Yes, I realize that most of these are again operational issues. But these are big operational issues that IHEs across the nation are dealing with (or choosing not to). Once we address such issues (and many others that I know are out there), we then move to phase two — passing the savings on to the student. If colleges are making additional money by renting their dorms out to cheerleading camps during the summer, that savings should be passed on to the students renting those rooms during the academic year. Does it really cost $600 a credit hour to deliver higher education at a private institution, or are we saddling students with the costs of unprofitable athletic programs or unused new facilities? How much is too much to charge an out-of-state student to attend a public institution — 150 percent of the cost to educate them, 200 percent of the cost?
At what point do we say we can do better with the resources we have? At what point do we say it is unreasonable to charge an 18-year-old nearly $50,000 a year for four (or five or six) years to earn a BA? At what point do we say it is unforgivable to saddle a 22-year-old with hundreds of thousands of dollars in student debt?

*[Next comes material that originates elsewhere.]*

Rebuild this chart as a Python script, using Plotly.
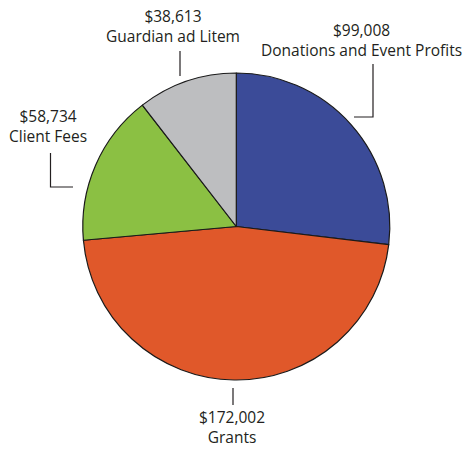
import plotly.graph_objects as go

categories = ["Donations and Event Profits", "Grants", "Client Fees", "Guardian ad Litem"]
values = [99008, 172002, 58734, 38613]
colors = ["#3B4B98", "#E0582A", "#8BC043", "#BDBEC0"]

W, H = 466, 451
cx, cy, r = 236.3, 226.5, 153.5

fig = go.Figure(go.Pie(
    labels=categories, values=values, sort=False, direction="clockwise", rotation=0,
    marker=dict(colors=colors, line=dict(color="#1a1a1a", width=1.2)),
    textinfo="none", hoverinfo="label+value", showlegend=False,
    domain=dict(x=[(cx - r) / W, (cx + r) / W], y=[1 - (cy + r) / H, 1 - (cy - r) / H]),
))

# label positions (pixel) and leader lines
label_pos = {
    "Donations and Event Profits": (361, 40),
    "Grants": (232, 427),
    "Client Fees": (48, 126),
    "Guardian ad Litem": (173, 26),
}
leaders = {
    "Donations and Event Profits": [(354, 117), (373, 117), (373, 64)],
    "Grants": [(233, 388), (233, 405)],
    "Client Fees": [(50.5, 153), (50.5, 187), (73, 187)],
    "Guardian ad Litem": [(180, 51), (180, 76)],
}

def px(x):
    return x / W

def py(y):
    return 1 - y / H

for cat, val in zip(categories, values):
    x, y = label_pos[cat]
    fig.add_annotation(x=px(x), y=py(y), xref="paper", yref="paper",
                       text=f"${val:,}<br>{cat}", showarrow=False,
                       font=dict(family="Open Sans", size=15.5, color="#231f20"),
                       align="center", xanchor="center", yanchor="middle")
    pts = leaders[cat]
    path = "M " + " L ".join(f"{px(a)},{py(b)}" for a, b in pts)
    fig.add_shape(type="path", path=path, xref="paper", yref="paper",
                  line=dict(color="#231f20", width=1.2))

fig.update_layout(width=W, height=H, margin=dict(l=0, r=0, t=0, b=0),
                  paper_bgcolor="white", plot_bgcolor="white")
fig.write_html("out.html")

Operational costs are important. But the true cost of college is what the consumer is paying. If we really expect every student today to go to college, if we demand postsecondary education in order to get a good job and participate in the 21st century workplace, then we have to do something about costs. And I mean real, out-of-my-wallet costs. Reducing overall operating expenditures so tuition rates simply increase 5.5 percent this year simply won’t cut it.